Waste humans create disproportionate impact. When they victimize others, those others start to have a grievance against society for letting the problem exist in the first place. In addition, victims develop mental problems that spread as their behavior is accepted.

For example, a community will adapt to people among it who are paranoid and take additional security measures because they were victimized. Soon the place looks like a crime zone and people treat it as one, mirroring the broken windows psychology.

Societies must have a primary rule: there has to be a goal, and all those who help achieve the goal must be protected and rewarded. Secondarily, societies must remove those who are working against the good people who are achieving the goal.

When societies grow too fast, they focus too much on externally enforced unity, which requires treating the good and the bad the same way. A saner approach is the Traditionalist one of “good to the good, bad to the bad” which includes removing the bad (exile, asylum, jail, execution).

Western Civilization took a gentle approach through its caste system, moving waste humans into roles as serfs and peasants with no rights, but this simply allowed waste humans to proliferate. This was the failure of Western Civilization: it did not practice rigorous enough eugenics.

Sensible eugenics means allowing the good to keep their money instead of taxing them, so that they have more children, while removing the worst of the population permanently. When wise elders can oversee a village and spot the psychopaths and sociopaths, this works best.

Among other reasons, this is why we need aristocracy. Kings remove bad lower leaders; local lords can remove bad actors among their population without these people having to victimize others repeatedly in order to get convicted and jailed, creating disproportionate collateral damage in their wake.

Societies based on enforced external unity treat conflict as a risk and become pacifistic and pluralistic when they need to see internal conflict as necessary in order to find better answers and identify waste humans for removal.

Even more, victims need to see swift justice to those who have wronged them, preferably some kind of public exile, commitment to asylum or prison for life, or execution. We mock the medieval era for its killings, but seeing brutal justice for brutal crimes makes victims feel the world is sane again.

Nature works by producing infinite variation and keeping what functions best. Human societies remove nature from this role, and need a corresponding solution, which involves promoting the best and removing the worst. Waste humans would be prey animals in nature.

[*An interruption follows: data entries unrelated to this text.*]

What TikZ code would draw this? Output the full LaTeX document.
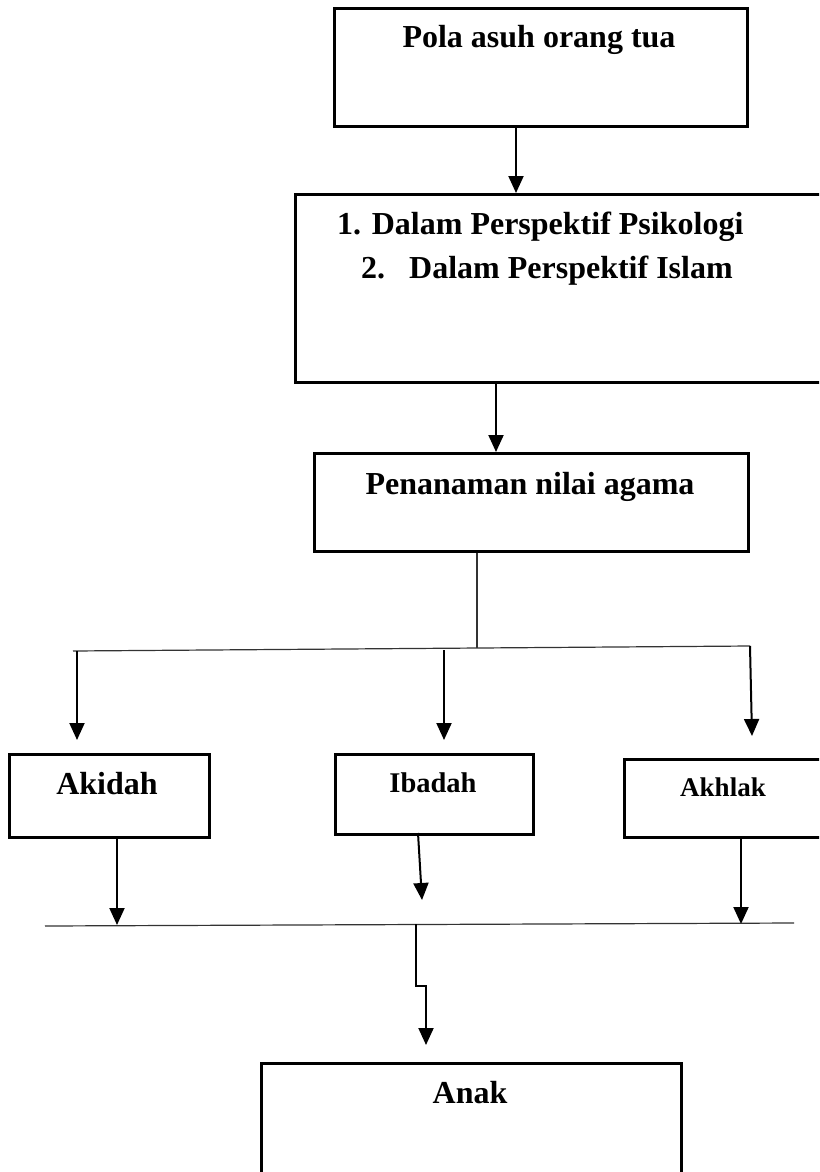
\documentclass[tikz,border=0pt]{standalone}
\usepackage{fontspec}
\setmainfont{Liberation Serif}
\usetikzlibrary{arrows.meta}
\begin{document}
\begin{tikzpicture}[x=1pt,y=-1pt,
  box/.style={draw=black,line width=2.6pt,rectangle,inner sep=0pt,anchor=north west},
  lbl/.style={font=\bfseries\fontsize{32}{38}\selectfont,anchor=base,inner sep=0pt},
  arr/.style={line width=2pt,-{Triangle[length=17pt,width=15pt]}},
  thin/.style={line width=1.2pt,draw=black!80},
  plain/.style={line width=2pt}]
\useasboundingbox (0,0) rectangle (819,1172);
\clip (0,0) rectangle (819,1172);
% boxes
\node[box,minimum width=413pt,minimum height=118pt] (b1) at (333,7) {};
\node[box,minimum width=540pt,minimum height=188pt] (b2) at (294,193) {};
\node[box,minimum width=434pt,minimum height=98pt] (b3) at (313,452) {};
\node[box,minimum width=200pt,minimum height=83pt] (bA) at (8,753) {};
\node[box,minimum width=198pt,minimum height=80pt] (bI) at (334,753) {};
\node[box,minimum width=210pt,minimum height=78pt] (bK) at (623,758) {};
\node[box,minimum width=420pt,minimum height=130pt] (bN) at (260,1062) {};
% texts
\node[lbl] (t1) at (539,48) {Pola asuh orang tua};
\node[lbl,anchor=base west] (t2a) at (337,234) {1. Dalam Perspektif Psikologi};
\node[lbl,anchor=base west] (t2b) at (361,278) {2.\hspace{24pt}Dalam Perspektif Islam};
\node[lbl] (t3) at (530,494) {Penanaman nilai agama};
\node[lbl] (tA) at (107,794) {Akidah};
\node[lbl,font=\bfseries\fontsize{28.5}{34}\selectfont] (tI) at (433,792) {Ibadah};
\node[lbl,font=\bfseries\fontsize{27}{32}\selectfont] (tK) at (723,796) {Akhlak};
\node[lbl] (tN) at (470,1103) {Anak};
% helper coordinates
\coordinate (x1) at (516,0);
\coordinate (x2) at (496,0);
\coordinate (x3) at (477,0);
\coordinate (hL) at (73,651);
\coordinate (hM) at (477,648);
\coordinate (hR) at (750,646);
\coordinate (dA1) at (77,651);
\coordinate (dA2) at (77,740);
\coordinate (dI1) at (444,650);
\coordinate (dI2) at (444,740);
\coordinate (dK1) at (750,646);
\coordinate (dK2) at (752,736);
\coordinate (uA) at (117,925);
\coordinate (uI) at (422,900);
\coordinate (uK) at (741,924);
\coordinate (gL) at (45,926);
\coordinate (gR) at (794,923);
\coordinate (s0) at (416,924);
\coordinate (s1) at (416,986);
\coordinate (s2) at (426,986);
\coordinate (s3) at (426,1045);
% connectors
\draw[arr] (b1.south -| x1) -- (b2.north -| x1);
\draw[arr] (b2.south -| x2) -- (b3.north -| x2);
\draw[thin] (b3.south -| x3) -- (hM);
\draw[thin] (hL) -- (hR);
\draw[arr] (dA1) -- (dA2);
\draw[arr] (dI1) -- (dI2);
\draw[arr] (dK1) -- (dK2);
\draw[arr] (bA.south -| uA) -- (uA);
\draw[arr] (418,833) -- (uI);
\draw[arr] (bK.south -| uK) -- (uK);
\draw[thin] (gL) -- (gR);
\draw[arr] (s0) -- (s1) -- (s2) -- (s3);
\end{tikzpicture}
\end{document}
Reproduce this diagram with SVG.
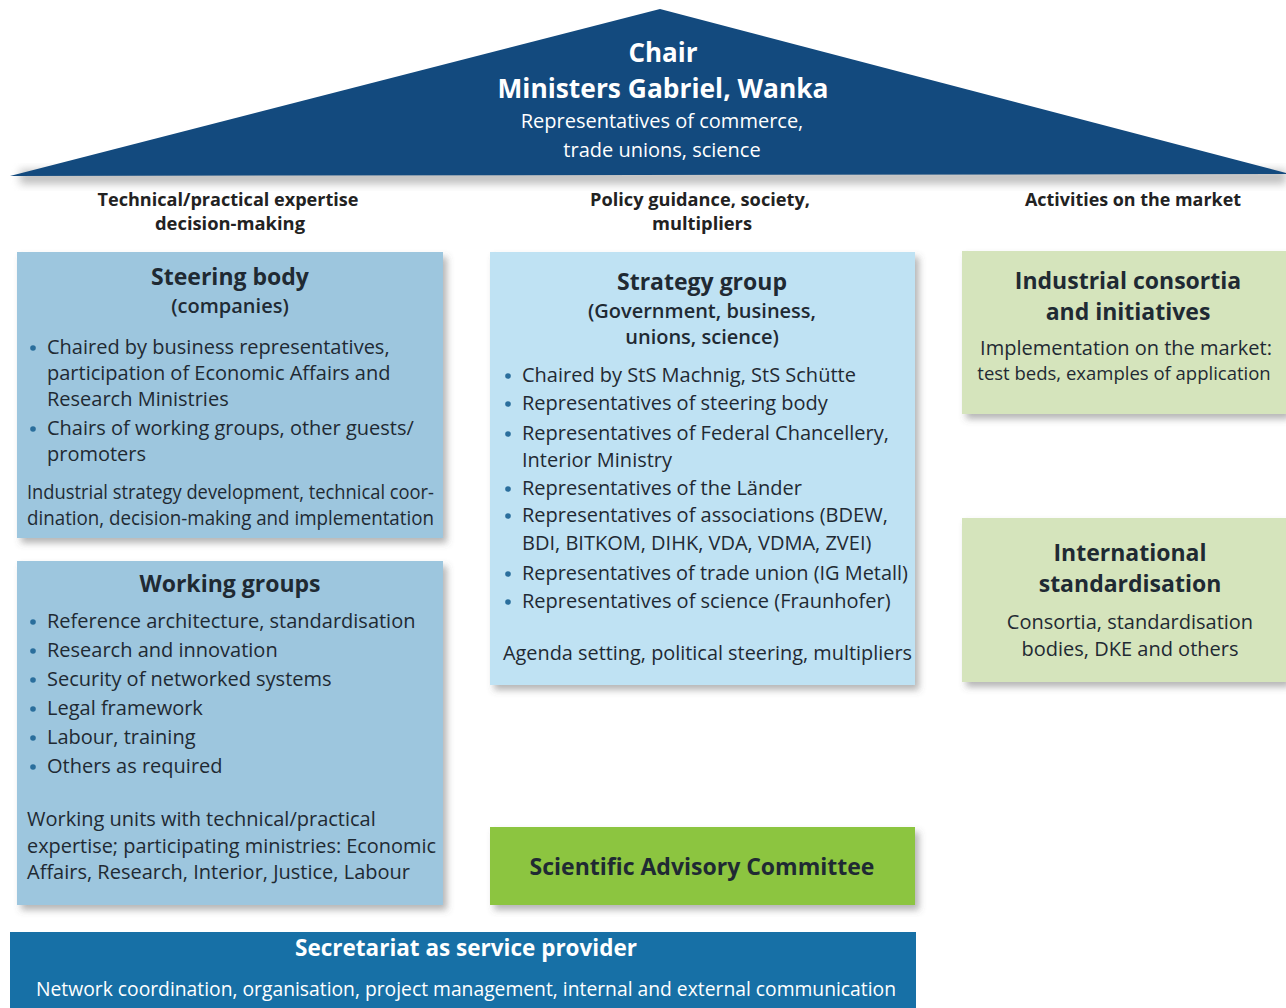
<svg xmlns="http://www.w3.org/2000/svg" width="1286" height="1008" viewBox="0 0 1286 1008">
<defs>
<filter id="sh" x="-5%" y="-5%" width="115%" height="120%">
<feDropShadow dx="4" dy="5" stdDeviation="3.5" flood-color="#5a5a5a" flood-opacity="0.45"/>
</filter>
<filter id="blur" x="-5%" y="-50%" width="110%" height="200%">
<feGaussianBlur stdDeviation="4"/>
</filter>
<style>
text{font-family:"Open Sans","Noto Sans","Liberation Sans",sans-serif;fill:#1f2a33}
.t{font-weight:700;text-anchor:middle}
.h{font-weight:700;font-size:17px;text-anchor:middle;fill:#222}
.b{font-size:20px}
.c{font-size:20px;text-anchor:middle}
.w{fill:#fff}
.dot{fill:#2a6e9c}
.blue{fill:#9dc6de}
.lblue{fill:#bfe2f3}
.lgreen{fill:#d5e4bc}
</style>
</defs>
<rect width="1286" height="1008" fill="#fff"/>

<g id="roof">
<rect x="20" y="170" width="1266" height="14" fill="#8a8a8a" opacity="0.55" filter="url(#blur)"/>
<polygon points="10,176 660,9 1290,174" fill="#134a7e"/>
<text class="t w" x="663" y="62" font-size="26">Chair</text>
<text class="t w" x="663" y="98" font-size="26" textLength="331" lengthAdjust="spacingAndGlyphs">Ministers Gabriel, Wanka</text>
<text class="c w" x="662" y="128" style="fill:#fff">Representatives of commerce,</text>
<text class="c w" x="662" y="157" style="fill:#fff">trade unions, science</text>
</g>

<g id="headers">
<text class="h" x="228" y="206" textLength="261" lengthAdjust="spacingAndGlyphs">Technical/practical expertise</text>
<text class="h" x="230" y="230" textLength="150" lengthAdjust="spacingAndGlyphs">decision-making</text>
<text class="h" x="700" y="206" textLength="220" lengthAdjust="spacingAndGlyphs">Policy guidance, society,</text>
<text class="h" x="702" y="230" textLength="100" lengthAdjust="spacingAndGlyphs">multipliers</text>
<text class="h" x="1133" y="206" textLength="216" lengthAdjust="spacingAndGlyphs">Activities on the market</text>
</g>

<g id="steering-body">
<rect class="blue" x="17" y="252" width="426" height="286" filter="url(#sh)"/>
<text class="t" x="230" y="285" font-size="23">Steering body</text>
<text class="t" x="230" y="313" font-size="20" style="font-weight:600">(companies)</text>
<circle class="dot" cx="33" cy="348" r="2.8"/>
<text class="b" x="47" y="354">Chaired by business representatives,</text>
<text class="b" x="47" y="380">participation of Economic Affairs and</text>
<text class="b" x="47" y="406">Research Ministries</text>
<circle class="dot" cx="33" cy="429" r="2.8"/>
<text class="b" x="47" y="435">Chairs of working groups, other guests/</text>
<text class="b" x="47" y="461">promoters</text>
<text class="b" x="27" y="499" textLength="407" lengthAdjust="spacingAndGlyphs">Industrial strategy development, technical coor-</text>
<text class="b" x="27" y="525" textLength="407" lengthAdjust="spacingAndGlyphs">dination, decision-making and implementation</text>
</g>

<g id="working-groups">
<rect class="blue" x="17" y="561" width="426" height="344" filter="url(#sh)"/>
<text class="t" x="230" y="592" font-size="23">Working groups</text>
<circle class="dot" cx="33" cy="622" r="2.8"/>
<text class="b" x="47" y="628">Reference architecture, standardisation</text>
<circle class="dot" cx="33" cy="651" r="2.8"/>
<text class="b" x="47" y="657">Research and innovation</text>
<circle class="dot" cx="33" cy="680" r="2.8"/>
<text class="b" x="47" y="686">Security of networked systems</text>
<circle class="dot" cx="33" cy="709" r="2.8"/>
<text class="b" x="47" y="715">Legal framework</text>
<circle class="dot" cx="33" cy="738" r="2.8"/>
<text class="b" x="47" y="744">Labour, training</text>
<circle class="dot" cx="33" cy="767" r="2.8"/>
<text class="b" x="47" y="773">Others as required</text>
<text class="b" x="27" y="826">Working units with technical/practical</text>
<text class="b" x="27" y="853" textLength="409" lengthAdjust="spacingAndGlyphs">expertise; participating ministries: Economic</text>
<text class="b" x="27" y="879">Affairs, Research, Interior, Justice, Labour</text>
</g>

<g id="strategy-group">
<rect class="lblue" x="490" y="252" width="425" height="433" filter="url(#sh)"/>
<text class="t" x="702" y="290" font-size="23">Strategy group</text>
<text class="t" x="702" y="318" font-size="20" style="font-weight:600">(Government, business,</text>
<text class="t" x="702" y="344" font-size="20" style="font-weight:600">unions, science)</text>
<circle class="dot" cx="508" cy="376" r="2.8"/>
<text class="b" x="522" y="382">Chaired by StS Machnig, StS Schütte</text>
<circle class="dot" cx="508" cy="404" r="2.8"/>
<text class="b" x="522" y="410">Representatives of steering body</text>
<circle class="dot" cx="508" cy="434" r="2.8"/>
<text class="b" x="522" y="440">Representatives of Federal Chancellery,</text>
<text class="b" x="522" y="467">Interior Ministry</text>
<circle class="dot" cx="508" cy="489" r="2.8"/>
<text class="b" x="522" y="495">Representatives of the Länder</text>
<circle class="dot" cx="508" cy="516" r="2.8"/>
<text class="b" x="522" y="522">Representatives of associations (BDEW,</text>
<text class="b" x="522" y="550">BDI, BITKOM, DIHK, VDA, VDMA, ZVEI)</text>
<circle class="dot" cx="508" cy="574" r="2.8"/>
<text class="b" x="522" y="580" textLength="386" lengthAdjust="spacingAndGlyphs">Representatives of trade union (IG Metall)</text>
<circle class="dot" cx="508" cy="602" r="2.8"/>
<text class="b" x="522" y="608">Representatives of science (Fraunhofer)</text>
<text class="b" x="503" y="660" textLength="409" lengthAdjust="spacingAndGlyphs">Agenda setting, political steering, multipliers</text>
</g>

<g id="scientific-advisory-committee">
<rect x="490" y="827" width="425" height="78" fill="#8cc540" filter="url(#sh)"/>
<text class="t" x="702" y="875" font-size="23">Scientific Advisory Committee</text>
</g>

<g id="secretariat">
<rect x="10" y="932" width="906" height="80" fill="#1770a6"/>
<text class="t w" x="466" y="956" font-size="22.5">Secretariat as service provider</text>
<text class="c" x="466" y="996" style="fill:#fff" textLength="860" lengthAdjust="spacingAndGlyphs">Network coordination, organisation, project management, internal and external communication</text>
</g>

<g id="industrial-consortia">
<rect class="lgreen" x="962" y="251" width="324" height="163" filter="url(#sh)"/>
<text class="t" x="1128" y="289" font-size="23">Industrial consortia</text>
<text class="t" x="1128" y="320" font-size="23">and initiatives</text>
<text class="c" x="1126" y="355">Implementation on the market:</text>
<text class="c" x="1124" y="380" font-size="18.5px" style="font-size:18.5px">test beds, examples of application</text>
</g>

<g id="international-standardisation">
<rect class="lgreen" x="962" y="518" width="324" height="164" filter="url(#sh)"/>
<text class="t" x="1130" y="561" font-size="23">International</text>
<text class="t" x="1130" y="592" font-size="23">standardisation</text>
<text class="c" x="1130" y="629">Consortia, standardisation</text>
<text class="c" x="1130" y="656">bodies, DKE and others</text>
</g>

<g id="connectors"></g>
</svg>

When not removed, waste humans proliferate and soon overwhelm the population of sane, at which point society becomes a giant cash-in for whoever is selfish enough to exploit it. In the same way, aging corporations hire all sorts of compliant idiots who steal from them and alienate the good workers.

As a company or other human group goes on, it includes too many people and these people act against it, inducing others to behave similarly. This is why our ancestors in the West were nomadic: each season, they invited those who were good to join the caravans, leaving behind the waste humans.

For us to restart the West in the “Introduction Phase,” we need to repatriate all ethnic Other, then filter our own population to remove the waste humans. At that point, we can focus on breeding quality people who can identify the why behind our goals again and make us grow in quality not in quantity alone.